IRELAND APPLE HQ.jpg
A May 14 2015 file photo of the exterior of Apple's European headquarters building in Hollyhill, on the outskirt of Cork, southern Ireland.
Photograph: EPA/DAVID KEANE UK AND IRELAND OUT

The Irish government called Wednesday for parliamentary support in its appeal against the European Commission, which ruled last week that Ireland granted billions of dollars in illegal tax favours to US technology giant Apple.

The appeal was necessary to "defend the integrity of the tax system," Minister for Finance Michael Noonan told lawmakers.

The European Commission's 150-page ruling stated that Ireland had granted Apple illegal state aid worth 13 billion euros (14.5 billion dollars).
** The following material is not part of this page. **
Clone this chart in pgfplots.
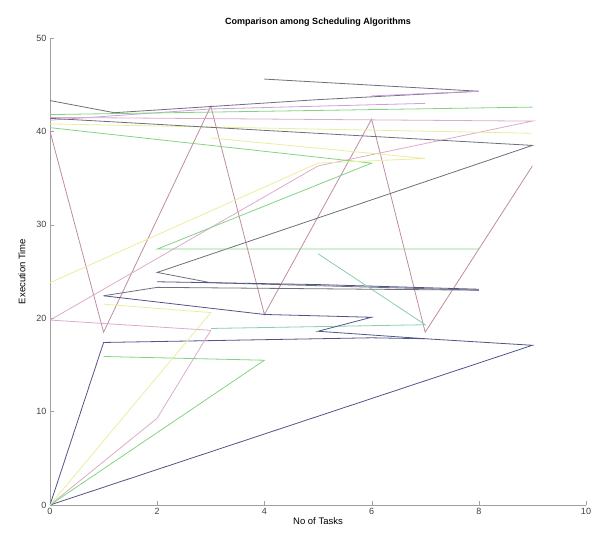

The parliament, recalled for a special early session, needs to approve the government's appeal for legal action to go forward.

Minister for Finance Michael Noonan told the Dail that the government's position has always been that the full amount of tax was paid in this case and no state aid was provided.

The commission argues that "selective treatment" allowed Apple to pay a tax rate of 1 per cent on European Union profits in 2003 down to 0.005 per cent in 2014.

Noonan said the government was appealing the ruling to defend Ireland's tax system and to challenge the encroachment of EU state aid rules into member states' taxation policy.